There are a lot of issues to debate here (some are culture-war issues), and it’s to the credit of Tony Goldwyn, the director of “Ezra,” and the screenwriter, Tony Spiridakis, that the movie doesn’t approach those issues with a chip on its shoulder. It’s not saying that Max is right or Max is wrong. It’s saying that when you have a special-needs child, these sorts of feelings might rise up in you, and the fact that Max cultivates them into a decision that seems like a disaster is what seizes our interest. The burden of proof is now on him.

Bobby Cannavale is the kind of actor who can do “mouthy hothead” in his sleep, but in “Ezra” he gives a canny and layered performance. Max, with his burning eyes (in his standup act, he cultivates the aura of an assassin), looks out and sees a world of full of Karens, like the nightclub owner who tells him he shouldn’t be plopping his kid on a barstool to watch his midnight set (something she’s probably right about). And he keeps lashing out at them. But what’s driving him is the tangle of agony he feels at everything about his son: the fact of his autism, the impossibility of knowing how to make him feel more well-adjusted, and his frustration at dealing with an institutionalized system that’s far from perfect — though when have our society’s public education protocols ever been perfect? (And how could they be?)

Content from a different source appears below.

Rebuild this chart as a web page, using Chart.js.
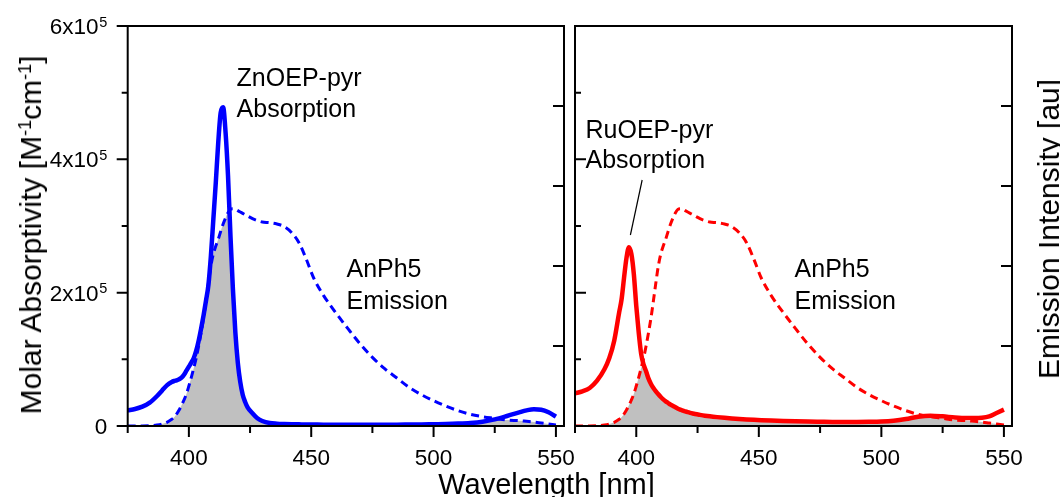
<!DOCTYPE html>
<html>
<head>
<meta charset="utf-8">
<script src="https://cdn.jsdelivr.net/npm/chart.js@4.4.1/dist/chart.umd.min.js"></script>
<style>
  html, body { margin:0; padding:0; background:#fff; }
  #wrap { position:relative; width:1060px; height:497px; overflow:hidden; font-family:'Liberation Sans', Arial, Helvetica, sans-serif; color:#000; }
  canvas { position:absolute; left:0; top:0; }
  .title { position:absolute; white-space:nowrap; }
  .title sup { font-size:18px; line-height:0; vertical-align:baseline; position:relative; top:-10px; }
</style>
</head>
<body>
<div id="wrap">
  <canvas id="c1" width="1060" height="497"></canvas>
  <canvas id="c2" width="1060" height="497"></canvas>
  <div class="title" id="ytitle" style="left:30.6px; top:235px; font-size:30px; line-height:30px; transform:translate(-50%,-50%) rotate(-90deg);">Molar Absorptivity [M<sup>-1</sup>cm<sup>-1</sup>]</div>
  <div class="title" id="y2title" style="left:1048.6px; top:229px; font-size:30px; line-height:30px; transform:translate(-50%,-50%) rotate(-90deg);">Emission Intensity [au]</div>
  <div class="title" id="xtitle" style="left:546.5px; top:469.5px; font-size:29px; line-height:29px; transform:translateX(-50%);">Wavelength [nm]</div>
</div>
<script>
// ---------------- data ----------------
const wavelengths = [375, 378, 381, 384, 387, 389, 391, 393,
  394, 395, 396, 397, 398, 399, 400, 401, 402, 403, 404, 405, 406, 407, 408, 409, 410,
  411, 412, 413, 414, 415, 416, 417, 418, 419, 420, 421, 422, 423, 424,
  426, 428, 430, 433, 436, 439, 442, 445, 448, 451, 455,
  460, 465, 470, 475, 480, 485, 490, 495, 500, 505, 510, 515, 520, 525, 530, 535,
  538, 541, 544, 547, 550];

// AnPh5 emission (drawn on the absorptivity scale, arbitrary units)
const anph5Emission = [0, 0, 0, 300, 1500, 3000, 5500, 10000,
  13000, 18000, 24000, 31000, 39000, 48000, 60000, 73000, 87000, 102000, 120000, 140000, 162000, 188000, 215000, 240000, 258000,
  270000, 280000, 292000, 303000, 312000, 320000, 325000, 326000, 325000, 323000, 321000, 319000, 317000, 315000,
  311000, 308000, 306000, 305000, 303000, 299000, 290000, 275000, 250000, 222000, 196000,
  170000, 146000, 123000, 103000, 86000, 72000, 58000, 47000, 38000, 30000, 23000, 17500, 14000, 11500, 9000, 8000,
  7000, 6000, 4500, 3000, 1500];

// ZnOEP-pyr absorption [M^-1 cm^-1]
const znoepAbsorption = [23500, 25500, 29000, 35000, 45000, 53000, 61000, 66000,
  67500, 68500, 70000, 72500, 77000, 83000, 89000, 95000, 102000, 113000, 128000, 146000, 166000, 188000, 212000, 255000, 310000,
  365000, 425000, 470000, 478000, 440000, 375000, 285000, 205000, 140000, 95000, 66000, 47000, 36000, 28000,
  19000, 11500, 7500, 4500, 3500, 3000, 2700, 2500, 2300, 2200, 2000,
  2000, 1900, 1900, 1900, 2000, 2000, 2200, 2400, 2700, 3000, 3600, 4600, 6500, 10000, 15000, 20500,
  23500, 25200, 24500, 20500, 14000];

// RuOEP-pyr absorption [M^-1 cm^-1]
const ruoepAbsorption = [49000, 52000, 57000, 68000, 85000, 102000, 128000, 170000,
  190000, 222000, 252000, 268000, 258000, 228000, 180000, 140000, 108000, 92000, 82000, 71000, 63000, 57000, 52000, 47500, 43500,
  40000, 37000, 34500, 32000, 30000, 28000, 26000, 24500, 23000, 21800, 20700, 19700, 18800, 18000,
  16700, 15500, 14500, 13300, 12300, 11400, 10600, 9900, 9300, 8800, 8200,
  7600, 7100, 6700, 6400, 6100, 6000, 6000, 6200, 6700, 8000, 10500, 14000, 15500, 14500, 12800, 12000,
  12000, 12500, 14500, 19500, 24500];

const xTickValues = [400, 450, 500, 550];
const xMinorTickValues = [375, 425, 475, 525];
const absTickValues = [0, 200000, 400000, 600000];
const absMinorTickValues = [100000, 300000, 500000];
const absTickMantissa = ['0', '2x10', '4x10', '6x10'];
const absTickExponent = ['', '5', '5', '5'];
const emissionTickValues = [1, 2, 3, 4];

// ---------------- chart helpers ----------------
const FONT = "'Liberation Sans', Arial, Helvetica, sans-serif";
const X_MIN = 375, X_MAX = 553.3;

function pts(arr) { return wavelengths.map((w, i) => ({ x: w, y: arr[i] })); }
function overlap(a, b) { return wavelengths.map((w, i) => ({ x: w, y: Math.min(a[i], b[i]) })); }

const framePlugin = {
  id: 'frame',
  afterDatasetsDraw(chart, args, o) {
    const { ctx, chartArea: a, scales } = chart;
    ctx.save();
    ctx.strokeStyle = '#000';
    ctx.lineWidth = 2;
    ctx.beginPath();
    xTickValues.forEach(v => { const p = scales.x.getPixelForValue(v); ctx.moveTo(p, a.bottom); ctx.lineTo(p, a.bottom + 11); });
    xMinorTickValues.forEach(v => { const p = scales.x.getPixelForValue(v); ctx.moveTo(p, a.bottom); ctx.lineTo(p, a.bottom + 7); });
    const dir = o.outward ? -1 : 1;
    absTickValues.forEach(v => { const p = scales.y.getPixelForValue(v); ctx.moveTo(a.left, p); ctx.lineTo(a.left + dir * 11, p); });
    absMinorTickValues.forEach(v => { const p = scales.y.getPixelForValue(v); ctx.moveTo(a.left, p); ctx.lineTo(a.left + dir * 6, p); });
    emissionTickValues.forEach(v => { const p = scales.y2.getPixelForValue(v); ctx.moveTo(a.right, p); ctx.lineTo(a.right - 11, p); });
    ctx.stroke();
    ctx.strokeRect(a.left, a.top, a.right - a.left, a.bottom - a.top);

    ctx.fillStyle = '#000';
    ctx.textBaseline = 'alphabetic';
    if (o.labels) {
      absTickValues.forEach((v, i) => {
        const p = scales.y.getPixelForValue(v);
        const xr = a.left - 20.5;
        ctx.textAlign = 'right';
        let w = 0;
        if (absTickExponent[i]) {
          ctx.font = '14.5px ' + FONT;
          w = ctx.measureText(absTickExponent[i]).width;
          ctx.fillText(absTickExponent[i], xr, p + 0.5);
        }
        ctx.font = '22.5px ' + FONT;
        ctx.fillText(absTickMantissa[i], xr - w - (w ? 0.5 : 0), p + 8);
      });
    }
    ctx.textAlign = 'left';
    ctx.font = '25px ' + FONT;
    (o.notes || []).forEach(n => {
      const x = scales.x.getPixelForValue(n.x), y = scales.y.getPixelForValue(n.y);
      n.lines.forEach((t, k) => ctx.fillText(t, x, y + k * n.gap));
    });
    if (o.leader) {
      const l = o.leader;
      ctx.lineWidth = 1.2;
      ctx.beginPath();
      ctx.moveTo(scales.x.getPixelForValue(l.x1), scales.y.getPixelForValue(l.y1));
      ctx.lineTo(scales.x.getPixelForValue(l.x2), scales.y.getPixelForValue(l.y2));
      ctx.stroke();
    }
    ctx.restore();
  }
};

function makeChart(id, color, absData, yWidth, padRight, showXLabels, frameOpts) {
  return new Chart(document.getElementById(id), {
    type: 'line',
    data: {
      datasets: [
        { data: pts(absData), borderColor: color, borderWidth: 4.5, pointRadius: 0, fill: false, cubicInterpolationMode: 'monotone' },
        { data: pts(anph5Emission), borderColor: color, borderWidth: 3, borderDash: [8, 5], pointRadius: 0, fill: false, cubicInterpolationMode: 'monotone' },
        { data: overlap(absData, anph5Emission), borderColor: 'rgba(0,0,0,0)', borderWidth: 0, backgroundColor: '#c0c0c0', pointRadius: 0, fill: 'origin', cubicInterpolationMode: 'monotone' }
      ]
    },
    options: {
      responsive: false, animation: false, devicePixelRatio: 1,
      layout: { padding: { left: 0, top: 26, right: padRight, bottom: 0 } },
      plugins: { legend: { display: false }, tooltip: { enabled: false }, frame: frameOpts },
      scales: {
        x: {
          type: 'linear', min: X_MIN, max: X_MAX,
          afterBuildTicks: s => { s.ticks = xTickValues.map(v => ({ value: v })); },
          ticks: { display: showXLabels, color: '#000', font: { size: 22.5, family: FONT }, padding: 19, maxRotation: 0, autoSkip: false, callback: v => String(v) },
          grid: { display: false, drawTicks: false }, border: { display: false },
          afterFit: s => { s.height = 71; }
        },
        y: {
          type: 'linear', min: 0, max: 600000,
          ticks: { display: false }, grid: { display: false, drawTicks: false }, border: { display: false },
          afterFit: s => { s.width = yWidth; }
        },
        y2: {
          type: 'linear', position: 'right', min: 0, max: 5,
          ticks: { display: false }, grid: { display: false, drawTicks: false }, border: { display: false },
          afterFit: s => { s.width = 0; }
        }
      }
    },
    plugins: [framePlugin]
  });
}

makeChart('c1', '#0000ff', znoepAbsorption, 127.7, 1060 - 564, true, {
  outward: true, labels: true,
  notes: [
    { x: 419.5, y: 510000, gap: 30.5, lines: ['ZnOEP-pyr', 'Absorption'] },
    { x: 464.4, y: 224000, gap: 32, lines: ['AnPh5', 'Emission'] }
  ]
});
makeChart('c2', '#ff0000', ruoepAbsorption, 575, 1060 - 1012, true, {
  outward: false, labels: false,
  notes: [
    { x: 379.3, y: 431500, gap: 30, lines: ['RuOEP-pyr', 'Absorption'] },
    { x: 464.6, y: 224000, gap: 32, lines: ['AnPh5', 'Emission'] }
  ],
  leader: { x1: 402.4, y1: 369000, x2: 397.6, y2: 286500 }
});
</script>
</body>
</html>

As the film sees it, there’s no “right answer,” but the answer that Max has come up with is a trigger reaction from the heart and the gut: He needs to be with his son. Not just to exist with him but to be with him. The movie is about Max and Ezra figuring out what that is, and newcomer William A. Fitzgerald, with his shy gopher grin, gives a performance that’s alive with discovery. He shows you Ezra’s blinkered reactions, the savant-like overawareness that shines through them, and the soul of affection that’s buried beneath them.

I wish I could say that these two found redemption in an awesomely organic and spontaneous way. But where a film like “Rain Man,” while a big studio blockbuster, presented the interaction between Dustin Hoffman’s gnarled, solipsistic, numbers-fixated Raymond and Tom Cruise’s smooth yuppie Charlie as a slow-growing exploration of human connection, the plot of “Ezra” is actually far more dependent on Hollywood devices.

Out in rural Michigan, Ezra learns to look a horse in the eye, to use silverware, and to hug a friend. Meanwhile, Max’s estranged wife and father are after him, caught in their own miniature discordant road movie. Byrne’s Jenna is all traumatized common sense, and De Niro plays Stan, a former chef who chased Max’s mother away, as (surprise) a hard-ass who’s too 1950s to want to talk about autism. But when he finally catches up with Max, he gives a big speech — an apology for his whole life — that demonstrates how much he’s learned. De Niro delivers it so well that you roll with it, and maybe even shed a tear, even as you think, “That’s a little too easy.”

They’re all headed to Los Angeles and “Jimmy Kimmel Live!,” which has booked Max for a spot (after Jimmy saw a tape of Max having a meltdown over Ezra in the middle of a set). The film itself seems to be heading for a hearttugger of an ending, and it is, though not the one you’re expecting. I guess today that passes for indie integrity. But the underlying integrity of “Ezra,” what makes it an honest film despite some formula devices, is that its message about how to help children with special needs is that there’s no magic way. Beyond celebrating them for who they are and showing them who you are.